Force est de constater que ce Vicomtes ne me séduit pas : deckbuilding un peu branlant et pas très immédiat, persistance finalement lourde, jeu très ouvert qui se réduit finalement à exécuter au maximum une stratégie (un mini jeu) parmi trois en panachant parfois avec un autre… J’ai la désagréable sensation de passer mon temps à suivre le meilleur choix, parce qu’il est évident. Et, surtout, de m’engouffrer dans cette stratégie qui me semble très limitée pendant trop longtemps. J’ai raté le coche, ou ce qui rend le jeu génial, car, visiblement, l’opus est en odeur de sainteté : les tours me semblent soit poussifs, soit automatiques (j’ai assez de ressources pour aller au château/pour aller chez les copistes/pour construire, j’y vais donc !).
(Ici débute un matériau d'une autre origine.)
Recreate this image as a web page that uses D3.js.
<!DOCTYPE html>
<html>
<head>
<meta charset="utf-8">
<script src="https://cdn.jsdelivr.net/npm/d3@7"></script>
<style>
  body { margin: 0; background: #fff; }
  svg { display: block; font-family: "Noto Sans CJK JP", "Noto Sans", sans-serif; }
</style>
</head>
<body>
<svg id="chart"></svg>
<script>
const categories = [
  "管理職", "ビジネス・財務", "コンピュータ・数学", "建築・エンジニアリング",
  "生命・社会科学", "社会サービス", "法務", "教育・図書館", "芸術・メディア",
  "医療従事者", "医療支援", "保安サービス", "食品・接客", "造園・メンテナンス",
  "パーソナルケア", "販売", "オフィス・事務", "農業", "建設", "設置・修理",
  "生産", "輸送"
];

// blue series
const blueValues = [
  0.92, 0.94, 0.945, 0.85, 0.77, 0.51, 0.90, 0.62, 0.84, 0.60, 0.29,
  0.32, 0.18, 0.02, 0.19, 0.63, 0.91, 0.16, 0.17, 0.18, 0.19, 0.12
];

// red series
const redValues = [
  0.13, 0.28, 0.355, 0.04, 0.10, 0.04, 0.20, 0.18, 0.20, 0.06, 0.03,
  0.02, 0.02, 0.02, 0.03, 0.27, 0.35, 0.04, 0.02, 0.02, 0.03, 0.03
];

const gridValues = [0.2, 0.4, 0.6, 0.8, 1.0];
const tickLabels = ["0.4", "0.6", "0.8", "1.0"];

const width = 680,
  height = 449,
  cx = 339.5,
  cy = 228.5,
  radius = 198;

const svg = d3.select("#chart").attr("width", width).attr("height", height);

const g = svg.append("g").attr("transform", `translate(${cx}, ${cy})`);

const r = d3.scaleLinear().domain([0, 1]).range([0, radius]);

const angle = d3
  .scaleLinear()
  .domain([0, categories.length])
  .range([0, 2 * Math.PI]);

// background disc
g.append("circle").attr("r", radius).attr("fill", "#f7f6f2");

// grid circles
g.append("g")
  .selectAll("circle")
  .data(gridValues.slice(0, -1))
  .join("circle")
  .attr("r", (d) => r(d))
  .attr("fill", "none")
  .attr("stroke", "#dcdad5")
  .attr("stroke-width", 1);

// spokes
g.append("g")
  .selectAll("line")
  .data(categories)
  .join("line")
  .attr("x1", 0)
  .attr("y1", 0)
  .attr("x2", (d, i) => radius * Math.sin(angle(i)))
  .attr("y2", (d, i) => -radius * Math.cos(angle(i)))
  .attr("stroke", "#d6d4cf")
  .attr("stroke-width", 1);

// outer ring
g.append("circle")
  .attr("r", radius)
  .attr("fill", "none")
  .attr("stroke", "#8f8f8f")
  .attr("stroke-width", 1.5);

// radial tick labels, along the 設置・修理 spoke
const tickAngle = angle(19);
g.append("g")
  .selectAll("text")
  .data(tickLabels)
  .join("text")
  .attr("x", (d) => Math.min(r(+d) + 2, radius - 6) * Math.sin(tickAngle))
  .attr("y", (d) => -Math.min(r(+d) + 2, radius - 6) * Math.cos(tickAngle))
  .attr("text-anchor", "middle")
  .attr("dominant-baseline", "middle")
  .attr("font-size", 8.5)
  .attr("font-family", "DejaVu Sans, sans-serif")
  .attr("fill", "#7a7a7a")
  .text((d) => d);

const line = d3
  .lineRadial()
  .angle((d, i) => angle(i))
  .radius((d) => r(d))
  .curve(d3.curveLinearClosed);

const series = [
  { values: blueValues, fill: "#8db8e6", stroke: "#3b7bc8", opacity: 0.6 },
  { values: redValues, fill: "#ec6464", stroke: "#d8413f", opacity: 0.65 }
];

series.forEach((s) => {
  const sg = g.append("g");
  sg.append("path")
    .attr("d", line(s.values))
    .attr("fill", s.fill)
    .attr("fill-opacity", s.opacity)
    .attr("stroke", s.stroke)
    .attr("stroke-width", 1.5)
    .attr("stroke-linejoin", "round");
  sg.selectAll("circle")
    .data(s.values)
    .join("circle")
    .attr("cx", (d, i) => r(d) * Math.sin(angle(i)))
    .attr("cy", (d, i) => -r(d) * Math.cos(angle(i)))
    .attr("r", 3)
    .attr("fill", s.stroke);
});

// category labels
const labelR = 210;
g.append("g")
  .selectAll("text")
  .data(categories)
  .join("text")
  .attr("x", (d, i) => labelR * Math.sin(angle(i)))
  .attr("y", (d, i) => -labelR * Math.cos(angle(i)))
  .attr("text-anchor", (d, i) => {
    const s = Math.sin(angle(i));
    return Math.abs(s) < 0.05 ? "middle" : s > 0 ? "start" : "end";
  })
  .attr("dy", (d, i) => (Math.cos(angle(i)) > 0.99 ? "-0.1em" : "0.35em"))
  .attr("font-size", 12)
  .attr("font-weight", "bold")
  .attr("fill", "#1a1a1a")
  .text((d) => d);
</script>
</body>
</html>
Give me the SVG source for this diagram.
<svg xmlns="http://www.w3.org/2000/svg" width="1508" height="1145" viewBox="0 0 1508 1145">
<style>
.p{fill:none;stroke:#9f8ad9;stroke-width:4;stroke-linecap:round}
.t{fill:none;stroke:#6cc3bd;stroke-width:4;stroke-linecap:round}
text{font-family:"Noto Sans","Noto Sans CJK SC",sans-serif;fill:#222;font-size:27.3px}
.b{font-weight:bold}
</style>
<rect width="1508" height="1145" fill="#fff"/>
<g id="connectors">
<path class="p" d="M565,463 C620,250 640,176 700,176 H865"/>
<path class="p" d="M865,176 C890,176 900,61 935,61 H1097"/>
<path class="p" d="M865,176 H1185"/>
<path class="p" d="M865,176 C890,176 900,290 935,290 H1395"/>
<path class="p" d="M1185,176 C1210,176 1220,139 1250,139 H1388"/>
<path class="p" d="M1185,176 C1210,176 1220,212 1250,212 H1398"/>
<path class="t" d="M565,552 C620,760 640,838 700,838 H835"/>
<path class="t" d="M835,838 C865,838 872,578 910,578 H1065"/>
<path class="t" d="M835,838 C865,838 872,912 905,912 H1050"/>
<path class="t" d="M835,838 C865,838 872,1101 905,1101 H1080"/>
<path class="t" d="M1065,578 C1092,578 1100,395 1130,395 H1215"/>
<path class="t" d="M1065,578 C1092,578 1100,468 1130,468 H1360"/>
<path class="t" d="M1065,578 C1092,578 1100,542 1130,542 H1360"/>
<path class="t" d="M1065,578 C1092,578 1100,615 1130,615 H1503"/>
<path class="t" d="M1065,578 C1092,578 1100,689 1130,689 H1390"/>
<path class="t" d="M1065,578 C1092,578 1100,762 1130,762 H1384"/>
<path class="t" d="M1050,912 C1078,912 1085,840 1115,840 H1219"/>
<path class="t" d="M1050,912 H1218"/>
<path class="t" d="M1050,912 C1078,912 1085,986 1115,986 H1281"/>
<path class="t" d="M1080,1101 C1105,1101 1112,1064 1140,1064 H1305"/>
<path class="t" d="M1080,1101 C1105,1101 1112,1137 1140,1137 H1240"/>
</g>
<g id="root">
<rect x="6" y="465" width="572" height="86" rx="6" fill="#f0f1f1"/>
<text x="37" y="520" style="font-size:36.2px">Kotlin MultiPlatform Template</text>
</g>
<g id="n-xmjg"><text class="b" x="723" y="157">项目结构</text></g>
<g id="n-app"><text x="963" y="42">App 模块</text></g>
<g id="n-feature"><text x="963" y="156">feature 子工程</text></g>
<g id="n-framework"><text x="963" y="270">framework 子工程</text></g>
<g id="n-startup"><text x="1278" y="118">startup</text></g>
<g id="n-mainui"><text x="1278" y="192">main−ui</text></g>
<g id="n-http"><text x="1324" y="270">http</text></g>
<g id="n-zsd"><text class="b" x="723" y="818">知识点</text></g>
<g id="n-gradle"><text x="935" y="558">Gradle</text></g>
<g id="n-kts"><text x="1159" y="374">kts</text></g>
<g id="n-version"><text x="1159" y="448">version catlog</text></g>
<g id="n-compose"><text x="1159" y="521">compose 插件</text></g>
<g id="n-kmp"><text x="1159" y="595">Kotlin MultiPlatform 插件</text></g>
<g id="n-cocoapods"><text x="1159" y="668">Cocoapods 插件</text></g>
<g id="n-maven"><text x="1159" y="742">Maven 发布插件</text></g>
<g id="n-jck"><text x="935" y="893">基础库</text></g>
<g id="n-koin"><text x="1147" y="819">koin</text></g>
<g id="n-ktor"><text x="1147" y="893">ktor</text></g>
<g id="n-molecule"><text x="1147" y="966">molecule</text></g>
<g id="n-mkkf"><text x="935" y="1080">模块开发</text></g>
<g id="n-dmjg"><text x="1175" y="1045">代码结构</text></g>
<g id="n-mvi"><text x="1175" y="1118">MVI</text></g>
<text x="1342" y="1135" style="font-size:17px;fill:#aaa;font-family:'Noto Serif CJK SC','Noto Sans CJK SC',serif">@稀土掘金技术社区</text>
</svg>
Non pas que Vicomtes n’ait rien de satisfaisant : les bonus que l’on se ménage avec les bâtiments nous sort le nez du sable en offrant des avantages non négligeables, les effets du château que l’on déclenche en cascade permettent des tours que l’on peut réellement qualifier de juteux. Bref, il sait satisfaire ses joueurs, cet opus, mais les met aussi dans des rails qui, sur des parties de cette longueur, ont tendance à m’agacer un peu. “Trop pour pas assez”, donc. Trop de mécanismes, pas assez de choix signifiants ? Je crois que mon verdict tient à cette phrase.

 

Dettes et actes de propriété… le timer de la partie.